One of the ironies with solar power is that when the sun is at its brightest, the efficiency of converting it to electricity is lower due to the high temperatures. Also, the full ecosystem of a solar power plant installation is complex with many different components and systems required.
Cool PV is a thermally enabled, modular and compact solar power plant that results in a higher efficiency and fully integrated energy system. The initial target is novel thermal management, which enables increase in efficiency by up to 30%. In addition, we are looking at novel compact system architectures to result in a plug-and-play energy solution. This has the potential to lower the balance of system and other operation and maintenance costs associated with traditional solar solutions.

The mission is focused first on testing on an experimental setup inside the Forge Lab, but has ambitions beyond. The goal is after initial prototyping, to install the system in the solar array on the GE Research campus, allowing for side-by-side validation of any improvements the technology makes over traditional PV (photovoltaic) architectures.

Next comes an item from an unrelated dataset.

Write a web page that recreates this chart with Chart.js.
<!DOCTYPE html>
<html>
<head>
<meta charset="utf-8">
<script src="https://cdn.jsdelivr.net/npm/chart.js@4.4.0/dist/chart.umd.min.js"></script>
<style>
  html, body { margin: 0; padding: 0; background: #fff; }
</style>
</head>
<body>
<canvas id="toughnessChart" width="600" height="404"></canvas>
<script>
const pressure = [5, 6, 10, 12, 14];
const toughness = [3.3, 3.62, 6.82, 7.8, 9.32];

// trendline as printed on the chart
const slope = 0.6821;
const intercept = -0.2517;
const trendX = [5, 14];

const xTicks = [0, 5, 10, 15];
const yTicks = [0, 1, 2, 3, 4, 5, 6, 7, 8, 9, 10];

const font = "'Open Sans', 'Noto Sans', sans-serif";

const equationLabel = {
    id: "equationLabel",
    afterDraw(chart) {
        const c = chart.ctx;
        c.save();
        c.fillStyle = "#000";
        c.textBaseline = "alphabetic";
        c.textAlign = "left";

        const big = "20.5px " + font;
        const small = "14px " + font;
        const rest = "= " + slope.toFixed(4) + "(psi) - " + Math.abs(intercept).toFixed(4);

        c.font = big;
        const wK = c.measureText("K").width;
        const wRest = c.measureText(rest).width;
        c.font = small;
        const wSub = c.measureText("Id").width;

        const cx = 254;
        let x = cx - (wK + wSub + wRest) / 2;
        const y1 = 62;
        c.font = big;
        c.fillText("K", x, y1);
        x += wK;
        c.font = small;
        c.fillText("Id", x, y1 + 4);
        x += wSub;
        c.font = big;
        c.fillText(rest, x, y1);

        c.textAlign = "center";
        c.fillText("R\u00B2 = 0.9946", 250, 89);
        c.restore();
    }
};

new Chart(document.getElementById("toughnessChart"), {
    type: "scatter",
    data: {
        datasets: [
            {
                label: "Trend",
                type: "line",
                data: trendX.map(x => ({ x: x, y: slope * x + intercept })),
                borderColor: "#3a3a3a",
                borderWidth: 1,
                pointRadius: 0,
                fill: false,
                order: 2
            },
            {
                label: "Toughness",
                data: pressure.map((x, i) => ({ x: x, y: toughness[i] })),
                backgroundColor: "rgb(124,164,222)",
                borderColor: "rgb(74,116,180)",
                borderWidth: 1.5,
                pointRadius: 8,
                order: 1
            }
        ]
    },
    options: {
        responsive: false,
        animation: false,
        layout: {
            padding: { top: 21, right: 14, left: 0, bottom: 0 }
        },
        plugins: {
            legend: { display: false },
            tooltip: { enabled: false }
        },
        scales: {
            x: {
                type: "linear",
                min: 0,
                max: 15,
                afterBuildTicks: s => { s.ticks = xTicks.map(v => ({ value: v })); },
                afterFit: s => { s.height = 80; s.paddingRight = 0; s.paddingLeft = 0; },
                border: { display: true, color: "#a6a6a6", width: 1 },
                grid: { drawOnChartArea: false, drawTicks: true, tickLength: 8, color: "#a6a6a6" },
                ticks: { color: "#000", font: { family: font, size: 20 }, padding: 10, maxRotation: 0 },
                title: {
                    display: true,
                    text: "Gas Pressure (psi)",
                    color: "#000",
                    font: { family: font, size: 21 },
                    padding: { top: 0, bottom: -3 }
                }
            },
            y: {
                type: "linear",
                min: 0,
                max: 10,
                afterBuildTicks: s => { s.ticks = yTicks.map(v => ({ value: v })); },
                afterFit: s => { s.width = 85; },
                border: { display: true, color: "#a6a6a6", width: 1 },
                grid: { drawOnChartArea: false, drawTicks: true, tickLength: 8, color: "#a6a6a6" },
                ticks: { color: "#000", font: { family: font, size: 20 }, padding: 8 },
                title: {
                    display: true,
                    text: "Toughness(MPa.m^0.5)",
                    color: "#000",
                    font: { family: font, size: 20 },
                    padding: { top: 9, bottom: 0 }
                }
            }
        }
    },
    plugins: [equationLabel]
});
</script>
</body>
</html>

Key demonstrations/milestones:
- October 2019: Cool PV kicks off as a Forge mission. Originally proposed in the GE Research new ideas pipeline, this project was selected to move from a seedling to a full-fledged mission to build out and test its ideas.
- December 2019: First functioning test rig completed. With simulated light and heat source and a commercial PV system, the team built its first test rig to be able to capture baseline data for efficiency loss at high temperatures.